:: Task goal ::
The lines to extract run from the first line of the material below to the line containing "const titleLines = ['Los", both included; leave the pictures behind.

:: Data shown ::
══════════════════════════════

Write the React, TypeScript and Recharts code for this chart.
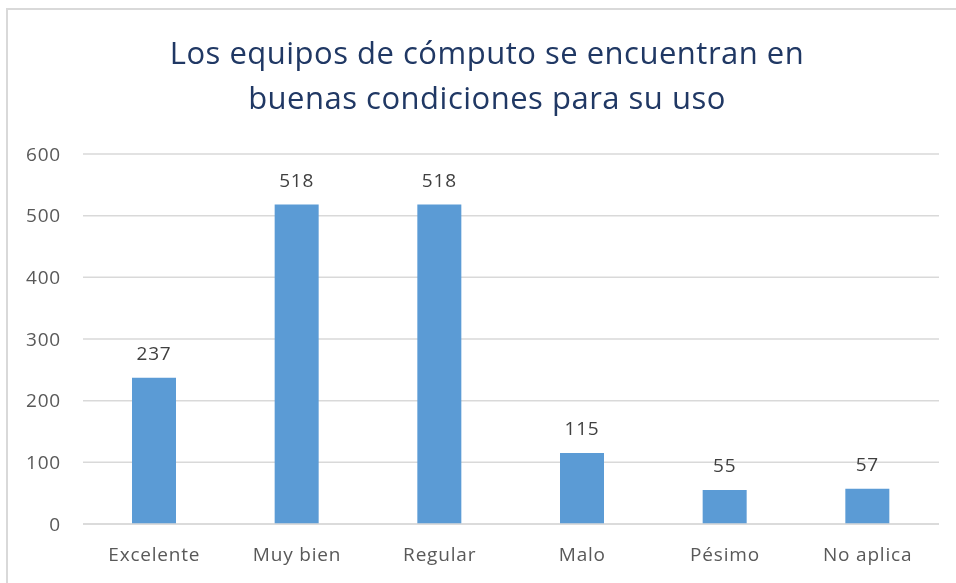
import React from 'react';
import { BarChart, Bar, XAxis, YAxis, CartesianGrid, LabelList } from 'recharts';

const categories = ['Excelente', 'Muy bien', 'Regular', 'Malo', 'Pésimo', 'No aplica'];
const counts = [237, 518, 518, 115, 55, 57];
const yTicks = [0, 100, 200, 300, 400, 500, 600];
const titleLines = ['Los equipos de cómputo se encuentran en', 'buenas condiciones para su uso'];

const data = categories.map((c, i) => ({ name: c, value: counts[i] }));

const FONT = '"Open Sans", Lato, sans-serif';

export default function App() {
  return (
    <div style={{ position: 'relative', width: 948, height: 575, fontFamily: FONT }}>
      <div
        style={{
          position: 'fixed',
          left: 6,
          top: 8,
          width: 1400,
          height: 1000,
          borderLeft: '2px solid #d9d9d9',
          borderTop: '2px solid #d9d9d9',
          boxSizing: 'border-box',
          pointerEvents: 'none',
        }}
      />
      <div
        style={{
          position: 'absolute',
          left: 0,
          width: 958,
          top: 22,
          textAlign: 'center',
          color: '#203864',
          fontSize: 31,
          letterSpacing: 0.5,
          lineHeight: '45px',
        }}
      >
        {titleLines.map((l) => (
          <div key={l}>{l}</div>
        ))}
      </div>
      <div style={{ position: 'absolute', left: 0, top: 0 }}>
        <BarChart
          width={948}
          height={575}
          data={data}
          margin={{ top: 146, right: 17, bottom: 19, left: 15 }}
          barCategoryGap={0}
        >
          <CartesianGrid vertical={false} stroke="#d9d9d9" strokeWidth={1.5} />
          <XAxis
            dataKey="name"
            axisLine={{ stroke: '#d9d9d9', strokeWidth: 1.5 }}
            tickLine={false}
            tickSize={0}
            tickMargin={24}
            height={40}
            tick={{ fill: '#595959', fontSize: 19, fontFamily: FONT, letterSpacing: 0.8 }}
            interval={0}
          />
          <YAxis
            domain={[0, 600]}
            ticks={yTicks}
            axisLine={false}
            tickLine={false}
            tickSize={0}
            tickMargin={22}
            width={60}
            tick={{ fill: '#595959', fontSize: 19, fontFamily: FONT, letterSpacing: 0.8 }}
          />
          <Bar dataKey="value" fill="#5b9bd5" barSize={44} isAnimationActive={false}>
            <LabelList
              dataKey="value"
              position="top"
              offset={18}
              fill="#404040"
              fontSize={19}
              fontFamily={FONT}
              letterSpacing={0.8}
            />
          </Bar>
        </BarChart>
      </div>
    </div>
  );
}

══════════════════════════════

:: In response ::
Write the React, TypeScript and Recharts code for this chart.
import React from 'react';
import { BarChart, Bar, XAxis, YAxis, CartesianGrid, LabelList } from 'recharts';

const categories = ['Excelente', 'Muy bien', 'Regular', 'Malo', 'Pésimo', 'No aplica'];
const counts = [237, 518, 518, 115, 55, 57];
const yTicks = [0, 100, 200, 300, 400, 500, 600];
const titleLines = ['Los equipos de cómputo se encuentran en', 'buenas condiciones para su uso'];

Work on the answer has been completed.